Implementing Conditional Logic (Conceptual)
Most modern platforms use a "Rules Engine" to handle this. You would define a rule that says:
- IF
IncidentTypeequals "Emergency Electrical Failure" - THEN set
Priorityto "Critical" - AND send
Notificationto "Area_Manager_Group"
This automation reduces the administrative burden on your dispatchers. Instead of them having to manually prioritize and notify, the system handles the workflow based on the incident type selected. This ensures that critical issues are never missed due to human error.
Managing Customer Assets via Incident Types
A critical component of this lesson is how incident types interact with customer assets. An asset is the piece of equipment being serviced (e.g., a specific elevator, a cooling tower, or a server rack). When you link an incident type to an asset, you create a powerful historical record.
Why Linking Matters
When you associate an incident type with a specific asset, you can track the "Mean Time Between Failures" (MTBF) for that specific piece of hardware. If you have 50 elevators, and you notice that one specific elevator has five "Door Alignment" incident types in one month, the data is telling you that the asset itself is the problem, not the maintenance process.
Configuration Steps for Asset-Specific Incidents
- Define Asset Categories: Ensure your assets are categorized (e.g., HVAC, Electrical, Plumbing).
- Filter Incident Types: Configure your system so that only relevant incident types appear for specific asset categories. When a technician selects a "Pump" asset, the system should not show "Electrical Wiring" incidents that are irrelevant to that pump.
- Track Consumption: Ensure that when an incident type is closed, the parts used are deducted from the specific asset's history. This provides a clear audit trail of what has been replaced on that asset over its lifetime.
Best Practices for Scaling Your Configuration
As your organization grows, the way you manage incident types must also scale. What works for a team of five technicians will fail for a team of five hundred.
1. Centralized Governance
Assign a "Configuration Owner." This person is responsible for approving new incident types and ensuring that naming conventions are followed. If everyone is allowed to create their own incident types, you will quickly end up with a cluttered system that is impossible to report on.
2. Document Your Logic
Maintain a living document—a "Data Dictionary"—that explains what each incident type is intended for. This is invaluable when training new dispatchers or administrators. It prevents the common issue where one person uses "AC Repair" and another uses "Cooling Unit Fix" for the exact same problem.
3. Use Versioning
If your platform supports it, use versioning for your incident types.
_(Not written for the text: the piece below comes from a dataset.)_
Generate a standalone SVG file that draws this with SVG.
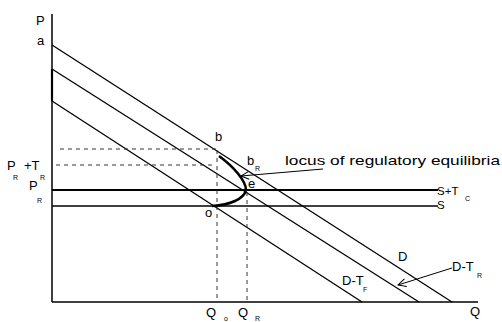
<svg xmlns="http://www.w3.org/2000/svg" width="502" height="322" viewBox="0 0 502 322">
<style>
text{font-family:"Liberation Sans",Arial,sans-serif;fill:#000}
.t{font-size:13px}
.m{font-size:11.5px}
.s{font-size:7px}
.ln{stroke:#000;fill:none;stroke-width:1.3}
.dash{stroke:#333;stroke-width:1;stroke-dasharray:4 4;fill:none}
</style>
<defs>
<marker id="open" markerWidth="10" markerHeight="10" refX="9" refY="5" orient="auto" markerUnits="userSpaceOnUse">
<path d="M1,1 L9,5 L1,9" fill="none" stroke="#000" stroke-width="1"/>
</marker>
</defs>
<g id="axes">
<line x1="52" y1="14" x2="52" y2="302" stroke="#000" stroke-width="1.5"/>
<line x1="52" y1="69" x2="52" y2="101" stroke="#000" stroke-width="2.2"/>
<line x1="52" y1="302" x2="478" y2="302" stroke="#000" stroke-width="1.5"/>
<text class="t" x="36" y="25">P</text>
<text class="t" x="470" y="316">Q</text>
<text class="t" x="37" y="45">a</text>
</g>
<g id="connectors">
<line id="D" class="ln" x1="52" y1="45" x2="452" y2="302"/>
<line id="D-TR" class="ln" x1="52" y1="69" x2="419" y2="302"/>
<line id="D-TF" class="ln" x1="52" y1="101" x2="362" y2="302"/>
<line id="S-TC" x1="52" y1="190" x2="438" y2="190" stroke="#000" stroke-width="2"/>
<line id="S" x1="52" y1="206" x2="438" y2="206" stroke="#000" stroke-width="1.5"/>
<line class="dash" x1="60" y1="149" x2="217" y2="149"/>
<line class="dash" x1="56" y1="165" x2="213" y2="165"/>
<line class="dash" x1="217" y1="150" x2="217" y2="300"/>
<line class="dash" x1="247" y1="192" x2="247" y2="300"/>
<path id="locus" d="M219,156 C234,167 246,181 246,190 C244,199 230,205 212,206" fill="none" stroke="#000" stroke-width="2.6"/>
<line x1="323" y1="169" x2="241" y2="176" stroke="#000" stroke-width="1" marker-end="url(#open)"/>
<line x1="452" y1="268" x2="398" y2="285" stroke="#000" stroke-width="1" marker-end="url(#open)"/>
</g>
<g id="labels">
<text class="t" x="215" y="141">b</text>
<text class="t" x="247" y="165">b</text><text class="s" x="255" y="171">R</text>
<text class="t" x="248" y="188">e</text>
<text class="t" x="205" y="217">o</text>
<text class="t" x="285" y="165" textLength="215" lengthAdjust="spacingAndGlyphs">locus of regulatory equilibria</text>
<text class="t" x="7" y="170">P</text><text class="s" x="13" y="180">R</text>
<text class="t" x="24" y="170">+T</text><text class="s" x="40" y="180">R</text>
<text class="t" x="29" y="190">P</text><text class="s" x="37" y="203">R</text>
<text class="m" x="437" y="195">S+T</text><text class="s" x="465" y="201">C</text>
<text class="m" x="437" y="209">S</text>
<text class="t" x="398" y="261">D</text>
<text class="t" x="452" y="271">D-T</text><text class="s" x="477" y="278">R</text>
<text class="t" x="342" y="285">D-T</text><text class="s" x="363" y="292">F</text>
<text class="t" x="206" y="317">Q</text><text class="s" x="224" y="321">o</text>
<text class="t" x="238" y="317">Q</text><text class="s" x="255" y="321">R</text>
</g>
</svg>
If you need to update the service tasks for an incident type, you should be able to create a new version of that type without breaking the history of the old version. This allows you to maintain clean reporting while still evolving your processes.
4. Monitor Adoption
If you see that technicians are consistently ignoring the service tasks within an incident type, the issue is likely with the configuration, not the technicians. Reach out to the field team and ask why the tasks are being skipped. Are they redundant? Are they outdated? Use this feedback to prune and refine your configuration.
Troubleshooting Common Issues
Even with the best planning, you will encounter issues. Here is how to handle the most frequent problems.
The "Too Many Options" Problem
If your dropdown list of incident types is so long that it requires a scrollbar, you have a usability issue.
- Solution: Use a hierarchical structure. Instead of a flat list, use categories. For example, have a top-level category of "Plumbing," and when that is selected, show the relevant sub-types like "Pipe Leak," "Drain Clog," or "Faucet Repair."
The "Missing Parts" Problem
Technicians arrive on-site, but the incident type didn't prompt them to bring the required part.
- Solution: Conduct a gap analysis. Compare your list of parts used against your incident type definitions. If a part is frequently used on an incident but not defined in the incident type, update the definition to include that part as a "Recommended" or "Required" item.
The "Time Mismatch" Problem
Work orders are consistently taking twice as long as the default duration.
- Solution: Do not simply increase the default duration. Investigate why. Is the scope of the incident type too broad? Perhaps you need to split "General Maintenance" into "Light Maintenance" (30 mins) and "Deep Cleaning" (120 mins).
Key Takeaways
Configuring incident types is the cornerstone of a functional field service system. By mastering this process, you transition from reactive "firefighting" to proactive management. Keep these points in mind as you build and refine your incident library:
- Precision over Volume: It is better to have 20 well-defined, frequently used incident types than 200 vague or rarely used ones. Focus on categories that provide actionable data for your business.
- Standardization is Key: Use incident types to enforce consistent service tasks. This ensures that every technician, regardless of their experience level, follows the same safety and quality procedures.
- Data-Driven Evolution: Your configuration is never "finished." Use historical performance data and technician feedback to periodically review and update your incident types to keep them relevant.
- Integration Matters: Always link incident types to inventory and asset data. This creates a closed-loop system where you can track costs, material usage, and asset health simultaneously.
- Governance is Essential: Implement a central review process for new incident types to prevent system clutter and maintain consistent naming and classification standards across the organization.
- Technician-Centric Design: Always involve the people actually doing the work in the configuration process. If the incident type does not make their job easier or clearer, it will likely be ignored or bypassed.
- Think in Hierarchies: When your list of incidents grows, move from a flat list to a hierarchical structure. This improves usability and makes it easier for dispatchers to select the correct type quickly.
By following these principles, you will transform your work order management from a chaotic, manual process into a streamlined, automated, and highly efficient operation. Start small, focus on the most frequent issues, and build your library of incident types with the end goal of better service and cleaner data in mind.